--- START ---
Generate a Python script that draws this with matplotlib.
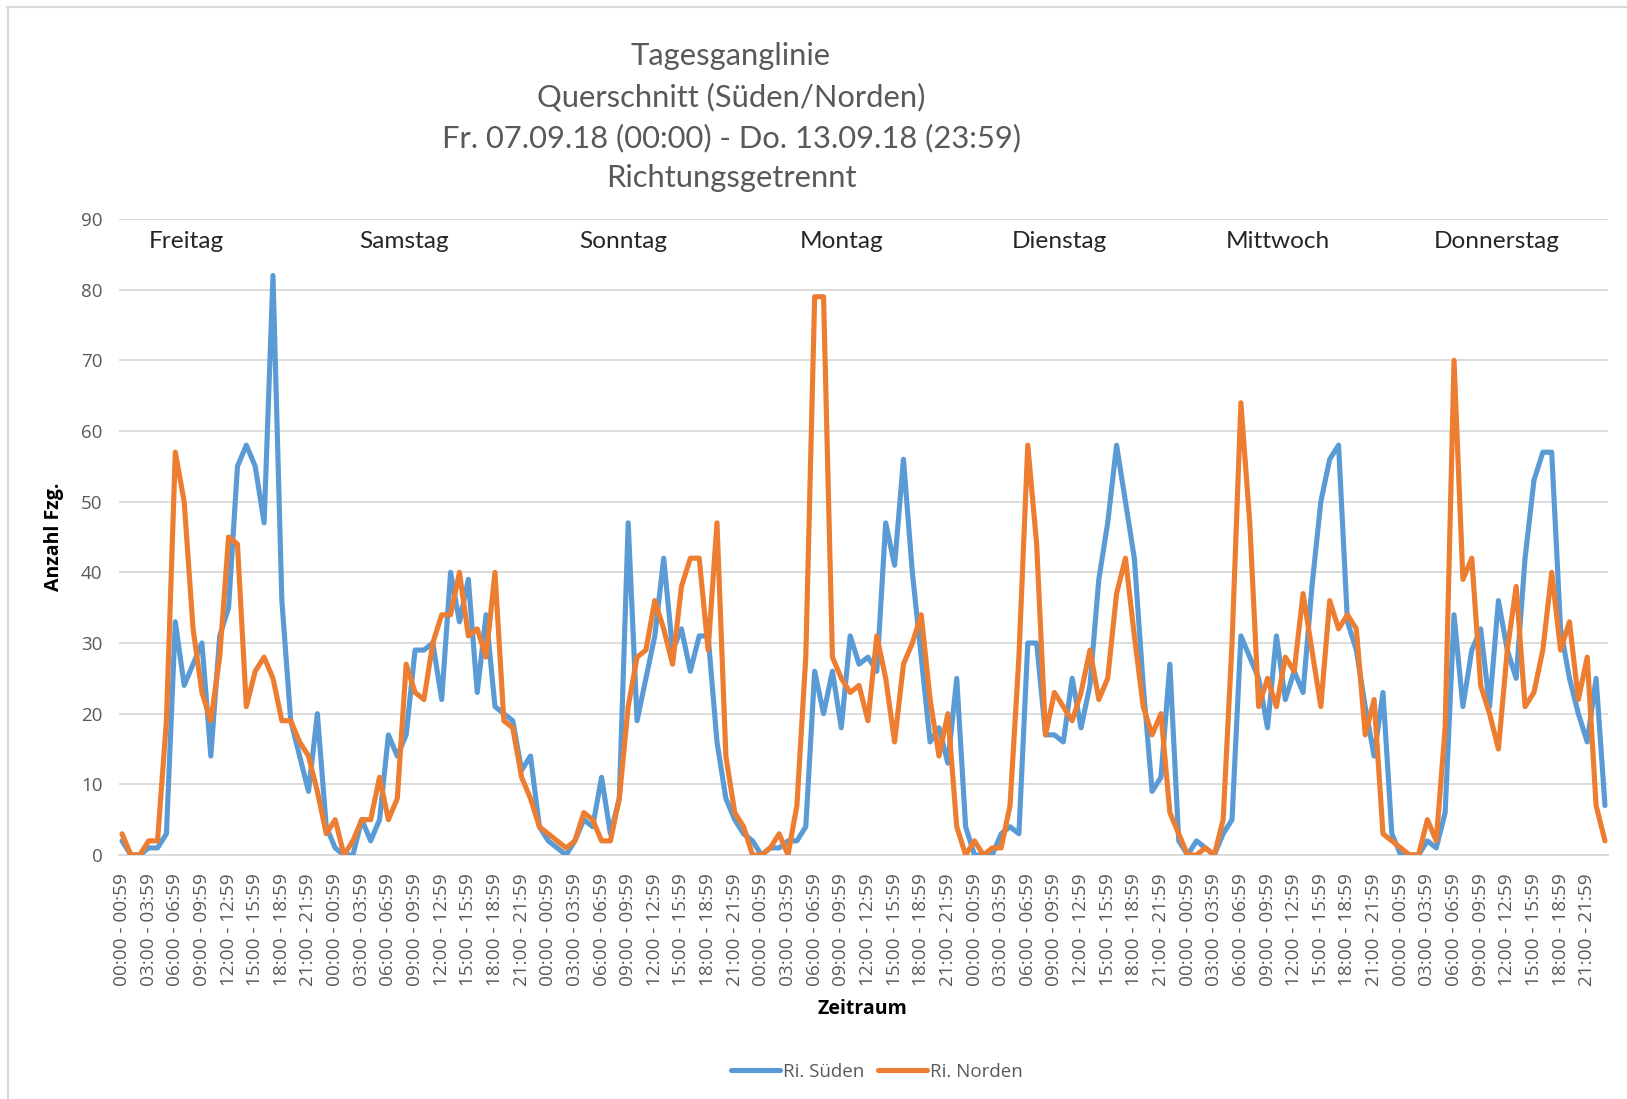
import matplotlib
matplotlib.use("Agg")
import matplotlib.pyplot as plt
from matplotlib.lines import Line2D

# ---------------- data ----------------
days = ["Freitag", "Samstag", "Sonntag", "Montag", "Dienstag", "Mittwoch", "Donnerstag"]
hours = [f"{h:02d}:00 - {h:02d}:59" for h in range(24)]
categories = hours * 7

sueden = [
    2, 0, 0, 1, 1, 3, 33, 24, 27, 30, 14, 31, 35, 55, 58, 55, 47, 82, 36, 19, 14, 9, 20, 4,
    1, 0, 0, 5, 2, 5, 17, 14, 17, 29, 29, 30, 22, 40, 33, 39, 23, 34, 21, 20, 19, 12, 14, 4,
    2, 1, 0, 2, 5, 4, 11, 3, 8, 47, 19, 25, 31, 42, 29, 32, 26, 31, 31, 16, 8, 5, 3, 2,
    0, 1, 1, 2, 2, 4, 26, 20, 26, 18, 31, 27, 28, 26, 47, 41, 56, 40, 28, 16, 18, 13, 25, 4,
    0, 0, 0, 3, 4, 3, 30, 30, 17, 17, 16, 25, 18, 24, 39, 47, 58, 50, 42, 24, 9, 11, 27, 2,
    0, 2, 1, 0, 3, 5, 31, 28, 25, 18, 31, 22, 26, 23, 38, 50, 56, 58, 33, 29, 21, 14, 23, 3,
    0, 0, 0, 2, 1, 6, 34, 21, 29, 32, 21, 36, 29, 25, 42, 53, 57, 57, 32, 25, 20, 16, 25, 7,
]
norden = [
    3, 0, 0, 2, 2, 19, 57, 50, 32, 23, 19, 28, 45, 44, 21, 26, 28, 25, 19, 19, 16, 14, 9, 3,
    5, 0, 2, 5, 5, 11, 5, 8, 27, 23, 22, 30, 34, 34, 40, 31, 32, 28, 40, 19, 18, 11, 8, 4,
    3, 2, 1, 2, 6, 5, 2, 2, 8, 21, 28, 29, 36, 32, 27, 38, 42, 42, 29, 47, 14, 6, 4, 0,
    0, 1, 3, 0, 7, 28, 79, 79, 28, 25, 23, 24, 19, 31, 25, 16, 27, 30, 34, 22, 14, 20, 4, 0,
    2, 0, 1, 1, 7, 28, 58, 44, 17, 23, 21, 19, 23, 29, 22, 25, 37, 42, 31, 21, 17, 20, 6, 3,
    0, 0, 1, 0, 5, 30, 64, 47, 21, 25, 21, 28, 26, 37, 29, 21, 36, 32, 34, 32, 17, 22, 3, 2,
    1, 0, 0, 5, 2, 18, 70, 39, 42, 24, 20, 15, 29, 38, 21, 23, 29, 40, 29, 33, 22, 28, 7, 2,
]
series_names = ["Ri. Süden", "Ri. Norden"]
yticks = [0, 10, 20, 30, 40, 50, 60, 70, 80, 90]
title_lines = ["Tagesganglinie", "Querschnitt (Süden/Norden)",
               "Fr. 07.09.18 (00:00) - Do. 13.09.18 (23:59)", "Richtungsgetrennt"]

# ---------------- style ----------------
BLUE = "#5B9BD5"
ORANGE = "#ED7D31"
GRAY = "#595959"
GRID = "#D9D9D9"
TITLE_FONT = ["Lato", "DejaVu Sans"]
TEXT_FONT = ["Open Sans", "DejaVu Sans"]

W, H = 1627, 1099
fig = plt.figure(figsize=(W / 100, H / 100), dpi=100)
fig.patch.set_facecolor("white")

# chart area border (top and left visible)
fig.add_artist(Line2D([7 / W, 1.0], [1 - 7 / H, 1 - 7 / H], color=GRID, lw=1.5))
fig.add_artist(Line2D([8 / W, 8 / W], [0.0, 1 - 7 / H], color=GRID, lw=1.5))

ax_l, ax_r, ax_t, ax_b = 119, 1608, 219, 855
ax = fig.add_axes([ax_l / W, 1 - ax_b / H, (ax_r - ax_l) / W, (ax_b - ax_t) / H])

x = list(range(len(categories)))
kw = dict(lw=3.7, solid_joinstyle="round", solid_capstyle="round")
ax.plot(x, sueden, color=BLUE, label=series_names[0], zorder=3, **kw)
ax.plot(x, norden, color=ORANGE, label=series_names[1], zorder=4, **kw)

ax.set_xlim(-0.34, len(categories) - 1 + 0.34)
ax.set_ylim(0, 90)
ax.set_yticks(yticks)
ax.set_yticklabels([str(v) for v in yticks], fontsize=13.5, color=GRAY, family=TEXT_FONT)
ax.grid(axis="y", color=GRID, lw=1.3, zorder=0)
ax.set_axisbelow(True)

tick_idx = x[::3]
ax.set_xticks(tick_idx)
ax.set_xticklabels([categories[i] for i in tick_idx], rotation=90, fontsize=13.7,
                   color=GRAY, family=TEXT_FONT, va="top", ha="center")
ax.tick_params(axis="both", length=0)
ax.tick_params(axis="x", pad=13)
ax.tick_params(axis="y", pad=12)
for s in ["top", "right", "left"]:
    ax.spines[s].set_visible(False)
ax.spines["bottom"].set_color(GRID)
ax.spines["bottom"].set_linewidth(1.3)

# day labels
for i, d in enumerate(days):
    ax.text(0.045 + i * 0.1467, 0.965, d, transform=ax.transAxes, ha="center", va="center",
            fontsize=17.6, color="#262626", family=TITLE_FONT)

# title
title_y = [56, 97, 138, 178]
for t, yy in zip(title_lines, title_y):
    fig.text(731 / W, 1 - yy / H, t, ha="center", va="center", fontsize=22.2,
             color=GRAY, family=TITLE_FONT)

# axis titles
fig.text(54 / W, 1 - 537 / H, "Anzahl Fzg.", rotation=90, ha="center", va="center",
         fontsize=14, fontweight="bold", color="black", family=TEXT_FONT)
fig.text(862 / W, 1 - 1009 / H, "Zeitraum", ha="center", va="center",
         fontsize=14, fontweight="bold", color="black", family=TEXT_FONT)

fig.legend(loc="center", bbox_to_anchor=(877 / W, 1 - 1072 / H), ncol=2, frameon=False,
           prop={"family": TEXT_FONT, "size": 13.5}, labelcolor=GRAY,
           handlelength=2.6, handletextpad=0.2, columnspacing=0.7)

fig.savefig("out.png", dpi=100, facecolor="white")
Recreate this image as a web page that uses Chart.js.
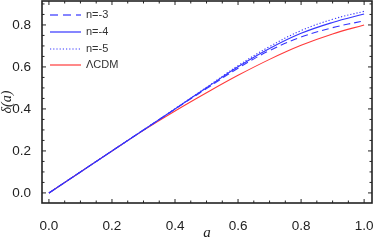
--- END ---
Short exercise:
Pictures are excluded; output everything else in the data verbatim.

Reply:
Generate a Python script that draws this with matplotlib.
import matplotlib
matplotlib.use("Agg")
import matplotlib.pyplot as plt
from matplotlib.lines import Line2D

# ---------------- data ----------------
days = ["Freitag", "Samstag", "Sonntag", "Montag", "Dienstag", "Mittwoch", "Donnerstag"]
hours = [f"{h:02d}:00 - {h:02d}:59" for h in range(24)]
categories = hours * 7

sueden = [
    2, 0, 0, 1, 1, 3, 33, 24, 27, 30, 14, 31, 35, 55, 58, 55, 47, 82, 36, 19, 14, 9, 20, 4,
    1, 0, 0, 5, 2, 5, 17, 14, 17, 29, 29, 30, 22, 40, 33, 39, 23, 34, 21, 20, 19, 12, 14, 4,
    2, 1, 0, 2, 5, 4, 11, 3, 8, 47, 19, 25, 31, 42, 29, 32, 26, 31, 31, 16, 8, 5, 3, 2,
    0, 1, 1, 2, 2, 4, 26, 20, 26, 18, 31, 27, 28, 26, 47, 41, 56, 40, 28, 16, 18, 13, 25, 4,
    0, 0, 0, 3, 4, 3, 30, 30, 17, 17, 16, 25, 18, 24, 39, 47, 58, 50, 42, 24, 9, 11, 27, 2,
    0, 2, 1, 0, 3, 5, 31, 28, 25, 18, 31, 22, 26, 23, 38, 50, 56, 58, 33, 29, 21, 14, 23, 3,
    0, 0, 0, 2, 1, 6, 34, 21, 29, 32, 21, 36, 29, 25, 42, 53, 57, 57, 32, 25, 20, 16, 25, 7,
]
norden = [
    3, 0, 0, 2, 2, 19, 57, 50, 32, 23, 19, 28, 45, 44, 21, 26, 28, 25, 19, 19, 16, 14, 9, 3,
    5, 0, 2, 5, 5, 11, 5, 8, 27, 23, 22, 30, 34, 34, 40, 31, 32, 28, 40, 19, 18, 11, 8, 4,
    3, 2, 1, 2, 6, 5, 2, 2, 8, 21, 28, 29, 36, 32, 27, 38, 42, 42, 29, 47, 14, 6, 4, 0,
    0, 1, 3, 0, 7, 28, 79, 79, 28, 25, 23, 24, 19, 31, 25, 16, 27, 30, 34, 22, 14, 20, 4, 0,
    2, 0, 1, 1, 7, 28, 58, 44, 17, 23, 21, 19, 23, 29, 22, 25, 37, 42, 31, 21, 17, 20, 6, 3,
    0, 0, 1, 0, 5, 30, 64, 47, 21, 25, 21, 28, 26, 37, 29, 21, 36, 32, 34, 32, 17, 22, 3, 2,
    1, 0, 0, 5, 2, 18, 70, 39, 42, 24, 20, 15, 29, 38, 21, 23, 29, 40, 29, 33, 22, 28, 7, 2,
]
series_names = ["Ri. Süden", "Ri. Norden"]
yticks = [0, 10, 20, 30, 40, 50, 60, 70, 80, 90]
title_lines = ["Tagesganglinie", "Querschnitt (Süden/Norden)",
               "Fr. 07.09.18 (00:00) - Do. 13.09.18 (23:59)", "Richtungsgetrennt"]

# ---------------- style ----------------
BLUE = "#5B9BD5"
ORANGE = "#ED7D31"
GRAY = "#595959"
GRID = "#D9D9D9"
TITLE_FONT = ["Lato", "DejaVu Sans"]
TEXT_FONT = ["Open Sans", "DejaVu Sans"]

W, H = 1627, 1099
fig = plt.figure(figsize=(W / 100, H / 100), dpi=100)
fig.patch.set_facecolor("white")

# chart area border (top and left visible)
fig.add_artist(Line2D([7 / W, 1.0], [1 - 7 / H, 1 - 7 / H], color=GRID, lw=1.5))
fig.add_artist(Line2D([8 / W, 8 / W], [0.0, 1 - 7 / H], color=GRID, lw=1.5))

ax_l, ax_r, ax_t, ax_b = 119, 1608, 219, 855
ax = fig.add_axes([ax_l / W, 1 - ax_b / H, (ax_r - ax_l) / W, (ax_b - ax_t) / H])

x = list(range(len(categories)))
kw = dict(lw=3.7, solid_joinstyle="round", solid_capstyle="round")
ax.plot(x, sueden, color=BLUE, label=series_names[0], zorder=3, **kw)
ax.plot(x, norden, color=ORANGE, label=series_names[1], zorder=4, **kw)

ax.set_xlim(-0.34, len(categories) - 1 + 0.34)
ax.set_ylim(0, 90)
ax.set_yticks(yticks)
ax.set_yticklabels([str(v) for v in yticks], fontsize=13.5, color=GRAY, family=TEXT_FONT)
ax.grid(axis="y", color=GRID, lw=1.3, zorder=0)
ax.set_axisbelow(True)

tick_idx = x[::3]
ax.set_xticks(tick_idx)
ax.set_xticklabels([categories[i] for i in tick_idx], rotation=90, fontsize=13.7,
                   color=GRAY, family=TEXT_FONT, va="top", ha="center")
ax.tick_params(axis="both", length=0)
ax.tick_params(axis="x", pad=13)
ax.tick_params(axis="y", pad=12)
for s in ["top", "right", "left"]:
    ax.spines[s].set_visible(False)
ax.spines["bottom"].set_color(GRID)
ax.spines["bottom"].set_linewidth(1.3)

# day labels
for i, d in enumerate(days):
    ax.text(0.045 + i * 0.1467, 0.965, d, transform=ax.transAxes, ha="center", va="center",
            fontsize=17.6, color="#262626", family=TITLE_FONT)

# title
title_y = [56, 97, 138, 178]
for t, yy in zip(title_lines, title_y):
    fig.text(731 / W, 1 - yy / H, t, ha="center", va="center", fontsize=22.2,
             color=GRAY, family=TITLE_FONT)

# axis titles
fig.text(54 / W, 1 - 537 / H, "Anzahl Fzg.", rotation=90, ha="center", va="center",
         fontsize=14, fontweight="bold", color="black", family=TEXT_FONT)
fig.text(862 / W, 1 - 1009 / H, "Zeitraum", ha="center", va="center",
         fontsize=14, fontweight="bold", color="black", family=TEXT_FONT)

fig.legend(loc="center", bbox_to_anchor=(877 / W, 1 - 1072 / H), ncol=2, frameon=False,
           prop={"family": TEXT_FONT, "size": 13.5}, labelcolor=GRAY,
           handlelength=2.6, handletextpad=0.2, columnspacing=0.7)

fig.savefig("out.png", dpi=100, facecolor="white")
Recreate this image as a web page that uses Chart.js.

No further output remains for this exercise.